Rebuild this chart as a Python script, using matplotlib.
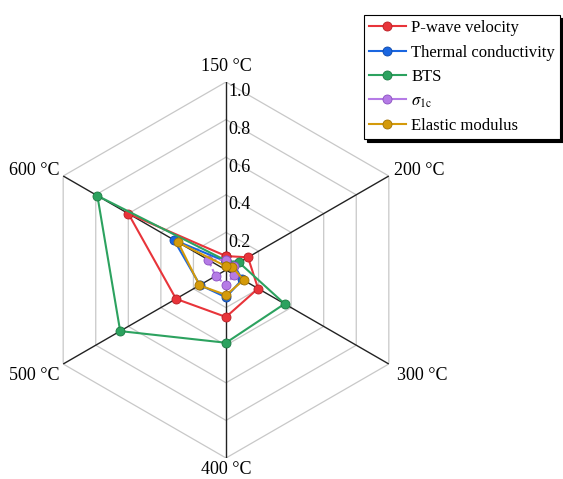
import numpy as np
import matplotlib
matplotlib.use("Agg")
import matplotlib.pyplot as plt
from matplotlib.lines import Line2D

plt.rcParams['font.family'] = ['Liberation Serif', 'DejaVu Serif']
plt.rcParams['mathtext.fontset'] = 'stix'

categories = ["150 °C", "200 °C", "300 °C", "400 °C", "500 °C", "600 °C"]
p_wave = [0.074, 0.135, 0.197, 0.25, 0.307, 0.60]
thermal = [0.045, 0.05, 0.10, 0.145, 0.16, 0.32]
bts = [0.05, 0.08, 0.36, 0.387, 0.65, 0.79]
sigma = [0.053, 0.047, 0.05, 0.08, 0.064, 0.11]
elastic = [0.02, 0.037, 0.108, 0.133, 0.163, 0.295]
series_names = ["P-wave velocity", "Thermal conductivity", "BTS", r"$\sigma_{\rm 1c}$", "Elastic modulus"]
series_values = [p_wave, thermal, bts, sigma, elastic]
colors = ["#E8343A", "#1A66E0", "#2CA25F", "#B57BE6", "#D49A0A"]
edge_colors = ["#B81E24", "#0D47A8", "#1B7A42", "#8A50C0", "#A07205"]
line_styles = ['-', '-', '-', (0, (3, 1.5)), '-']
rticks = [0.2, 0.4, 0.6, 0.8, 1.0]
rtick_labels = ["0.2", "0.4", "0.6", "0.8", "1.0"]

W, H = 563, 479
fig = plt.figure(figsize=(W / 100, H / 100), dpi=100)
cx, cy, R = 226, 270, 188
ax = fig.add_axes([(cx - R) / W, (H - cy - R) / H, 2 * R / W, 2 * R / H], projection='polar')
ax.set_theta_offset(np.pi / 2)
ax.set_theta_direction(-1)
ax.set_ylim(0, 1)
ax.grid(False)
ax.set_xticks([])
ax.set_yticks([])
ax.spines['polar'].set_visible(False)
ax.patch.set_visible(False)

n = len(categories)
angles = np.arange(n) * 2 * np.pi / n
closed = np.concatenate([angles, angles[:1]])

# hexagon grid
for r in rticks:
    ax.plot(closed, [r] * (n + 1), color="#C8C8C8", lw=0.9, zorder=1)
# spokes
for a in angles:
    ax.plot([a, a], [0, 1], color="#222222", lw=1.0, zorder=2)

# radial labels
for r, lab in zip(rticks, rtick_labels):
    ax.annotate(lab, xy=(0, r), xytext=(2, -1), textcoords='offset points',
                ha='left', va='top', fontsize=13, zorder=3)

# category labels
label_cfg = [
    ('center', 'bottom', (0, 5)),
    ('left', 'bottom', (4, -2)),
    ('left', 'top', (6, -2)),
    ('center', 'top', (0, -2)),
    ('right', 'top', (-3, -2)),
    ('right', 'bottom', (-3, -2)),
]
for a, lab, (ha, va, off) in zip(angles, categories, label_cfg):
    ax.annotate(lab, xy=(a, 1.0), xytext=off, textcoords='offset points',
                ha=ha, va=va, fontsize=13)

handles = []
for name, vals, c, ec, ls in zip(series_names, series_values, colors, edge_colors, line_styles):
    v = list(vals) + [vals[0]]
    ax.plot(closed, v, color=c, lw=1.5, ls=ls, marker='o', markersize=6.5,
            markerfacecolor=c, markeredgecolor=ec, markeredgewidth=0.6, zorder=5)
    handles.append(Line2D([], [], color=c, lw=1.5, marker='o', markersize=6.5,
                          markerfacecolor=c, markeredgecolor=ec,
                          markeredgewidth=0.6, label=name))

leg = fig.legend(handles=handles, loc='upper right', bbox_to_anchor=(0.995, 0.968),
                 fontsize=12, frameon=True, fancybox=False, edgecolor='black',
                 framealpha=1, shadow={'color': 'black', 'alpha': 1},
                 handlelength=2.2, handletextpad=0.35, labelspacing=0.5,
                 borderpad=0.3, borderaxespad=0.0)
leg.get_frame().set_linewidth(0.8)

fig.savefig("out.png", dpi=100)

■ ■ ■ ■

Aim
Omit the pictures, and quote the material above exactly as given.

Finished answer
Rebuild this chart as a Python script, using matplotlib.
import numpy as np
import matplotlib
matplotlib.use("Agg")
import matplotlib.pyplot as plt
from matplotlib.lines import Line2D

plt.rcParams['font.family'] = ['Liberation Serif', 'DejaVu Serif']
plt.rcParams['mathtext.fontset'] = 'stix'

categories = ["150 °C", "200 °C", "300 °C", "400 °C", "500 °C", "600 °C"]
p_wave = [0.074, 0.135, 0.197, 0.25, 0.307, 0.60]
thermal = [0.045, 0.05, 0.10, 0.145, 0.16, 0.32]
bts = [0.05, 0.08, 0.36, 0.387, 0.65, 0.79]
sigma = [0.053, 0.047, 0.05, 0.08, 0.064, 0.11]
elastic = [0.02, 0.037, 0.108, 0.133, 0.163, 0.295]
series_names = ["P-wave velocity", "Thermal conductivity", "BTS", r"$\sigma_{\rm 1c}$", "Elastic modulus"]
series_values = [p_wave, thermal, bts, sigma, elastic]
colors = ["#E8343A", "#1A66E0", "#2CA25F", "#B57BE6", "#D49A0A"]
edge_colors = ["#B81E24", "#0D47A8", "#1B7A42", "#8A50C0", "#A07205"]
line_styles = ['-', '-', '-', (0, (3, 1.5)), '-']
rticks = [0.2, 0.4, 0.6, 0.8, 1.0]
rtick_labels = ["0.2", "0.4", "0.6", "0.8", "1.0"]

W, H = 563, 479
fig = plt.figure(figsize=(W / 100, H / 100), dpi=100)
cx, cy, R = 226, 270, 188
ax = fig.add_axes([(cx - R) / W, (H - cy - R) / H, 2 * R / W, 2 * R / H], projection='polar')
ax.set_theta_offset(np.pi / 2)
ax.set_theta_direction(-1)
ax.set_ylim(0, 1)
ax.grid(False)
ax.set_xticks([])
ax.set_yticks([])
ax.spines['polar'].set_visible(False)
ax.patch.set_visible(False)

n = len(categories)
angles = np.arange(n) * 2 * np.pi / n
closed = np.concatenate([angles, angles[:1]])

# hexagon grid
for r in rticks:
    ax.plot(closed, [r] * (n + 1), color="#C8C8C8", lw=0.9, zorder=1)
# spokes
for a in angles:
    ax.plot([a, a], [0, 1], color="#222222", lw=1.0, zorder=2)

# radial labels
for r, lab in zip(rticks, rtick_labels):
    ax.annotate(lab, xy=(0, r), xytext=(2, -1), textcoords='offset points',
                ha='left', va='top', fontsize=13, zorder=3)

# category labels
label_cfg = [
    ('center', 'bottom', (0, 5)),
    ('left', 'bottom', (4, -2)),
    ('left', 'top', (6, -2)),
    ('center', 'top', (0, -2)),
    ('right', 'top', (-3, -2)),
    ('right', 'bottom', (-3, -2)),
]
for a, lab, (ha, va, off) in zip(angles, categories, label_cfg):
    ax.annotate(lab, xy=(a, 1.0), xytext=off, textcoords='offset points',
                ha=ha, va=va, fontsize=13)

handles = []
for name, vals, c, ec, ls in zip(series_names, series_values, colors, edge_colors, line_styles):
    v = list(vals) + [vals[0]]
    ax.plot(closed, v, color=c, lw=1.5, ls=ls, marker='o', markersize=6.5,
            markerfacecolor=c, markeredgecolor=ec, markeredgewidth=0.6, zorder=5)
    handles.append(Line2D([], [], color=c, lw=1.5, marker='o', markersize=6.5,
                          markerfacecolor=c, markeredgecolor=ec,
                          markeredgewidth=0.6, label=name))

leg = fig.legend(handles=handles, loc='upper right', bbox_to_anchor=(0.995, 0.968),
                 fontsize=12, frameon=True, fancybox=False, edgecolor='black',
                 framealpha=1, shadow={'color': 'black', 'alpha': 1},
                 handlelength=2.2, handletextpad=0.35, labelspacing=0.5,
                 borderpad=0.3, borderaxespad=0.0)
leg.get_frame().set_linewidth(0.8)

fig.savefig("out.png", dpi=100)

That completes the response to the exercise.